Task brief: Quote word for word the lines below, beginning with the first and ending with the one that has "const titleText = 'THROUGHPUT';". Drop the pictures.

▬▬▬▬▬▬

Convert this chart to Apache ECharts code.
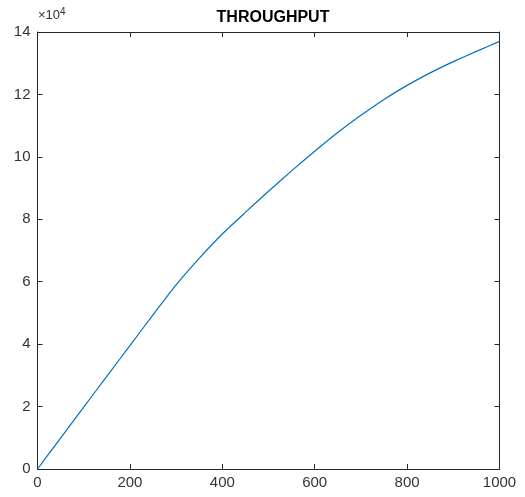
<!DOCTYPE html>
<html>
<head>
<meta charset="utf-8">
<script src="https://cdn.jsdelivr.net/npm/echarts@6/dist/echarts.min.js"></script>
<style>
html,body{margin:0;padding:0;background:#fff;}
#c{width:525px;height:497px;}
</style>
</head>
<body>
<div id="c"></div>
<script>
const xValues = [0, 50, 100, 150, 200, 250, 300, 350, 400, 450, 500, 550, 600, 650, 700, 750, 800, 850, 900, 950, 1000];
const throughput = [0, 9900, 19800, 29700, 39500, 49400, 59000, 67500, 75300, 82200, 89000, 95500, 101800, 107800, 113300, 118400, 122900, 126900, 130500, 133800, 137000];
const xTicks = [0, 200, 400, 600, 800, 1000];
const yTicks = [0, 2, 4, 6, 8, 10, 12, 14];
const titleText = 'THROUGHPUT';

const chart = echarts.init(document.getElementById('c'), null, {renderer: 'canvas'});
const axisColor = '#262626';
const labelColor = '#333333';
const font = 'Liberation Sans, Arial, Helvetica, sans-serif';
const common = {
  axisLine: {show: true, onZero: false, lineStyle: {color: axisColor, width: 1}},
  axisTick: {show: true, inside: true, length: 5, lineStyle: {color: axisColor}},
  splitLine: {show: false}
};
chart.setOption({
  animation: false,
  backgroundColor: '#fff',
  title: {
    text: titleText, left: 268, top: 5, textAlign: 'center',
    textStyle: {fontFamily: font, fontSize: 16, fontWeight: 'bold', color: '#000'}
  },
  grid: {left: 37.5, right: 25.5, top: 32, bottom: 28, containLabel: false},
  xAxis: [
    Object.assign({}, common, {
      type: 'value', min: 0, max: 1000, interval: 200, position: 'bottom',
      axisLabel: {color: labelColor, fontFamily: font, fontSize: 15, margin: 6,
        formatter: v => xTicks.includes(v) ? String(v) : ''}
    }),
    Object.assign({}, common, {
      type: 'value', min: 0, max: 1000, interval: 200, position: 'top',
      axisLabel: {show: false}
    })
  ],
  yAxis: [
    Object.assign({}, common, {
      type: 'value', min: 0, max: 140000, interval: 20000, position: 'left',
      axisLabel: {color: labelColor, fontFamily: font, fontSize: 15, margin: 7,
        formatter: v => { const t = v / 10000; return yTicks.includes(t) ? String(t) : ''; }}
    }),
    Object.assign({}, common, {
      type: 'value', min: 0, max: 140000, interval: 20000, position: 'right',
      axisLabel: {show: false}
    })
  ],
  graphic: [{
    type: 'text', left: 38, top: 7,
    style: {
      text: '×10{s|4}',
      rich: {s: {fontSize: 10, verticalAlign: 'top', fill: labelColor, fontFamily: font, padding: [0,0,7,0]}},
      fontSize: 13, fontFamily: font, fill: labelColor
    }
  }],
  series: [{
    type: 'line', xAxisIndex: 0, yAxisIndex: 0,
    data: xValues.map((x, i) => [x, throughput[i]]),
    showSymbol: false, smooth: 0.15,
    lineStyle: {color: '#0072BD', width: 1.2}
  }]
});
</script>
</body>
</html>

▬▬▬▬▬▬

Written solution:
Convert this chart to Apache ECharts code.
<!DOCTYPE html>
<html>
<head>
<meta charset="utf-8">
<script src="https://cdn.jsdelivr.net/npm/echarts@6/dist/echarts.min.js"></script>
<style>
html,body{margin:0;padding:0;background:#fff;}
#c{width:525px;height:497px;}
</style>
</head>
<body>
<div id="c"></div>
<script>
const xValues = [0, 50, 100, 150, 200, 250, 300, 350, 400, 450, 500, 550, 600, 650, 700, 750, 800, 850, 900, 950, 1000];
const throughput = [0, 9900, 19800, 29700, 39500, 49400, 59000, 67500, 75300, 82200, 89000, 95500, 101800, 107800, 113300, 118400, 122900, 126900, 130500, 133800, 137000];
const xTicks = [0, 200, 400, 600, 800, 1000];
const yTicks = [0, 2, 4, 6, 8, 10, 12, 14];
const titleText = 'THROUGHPUT';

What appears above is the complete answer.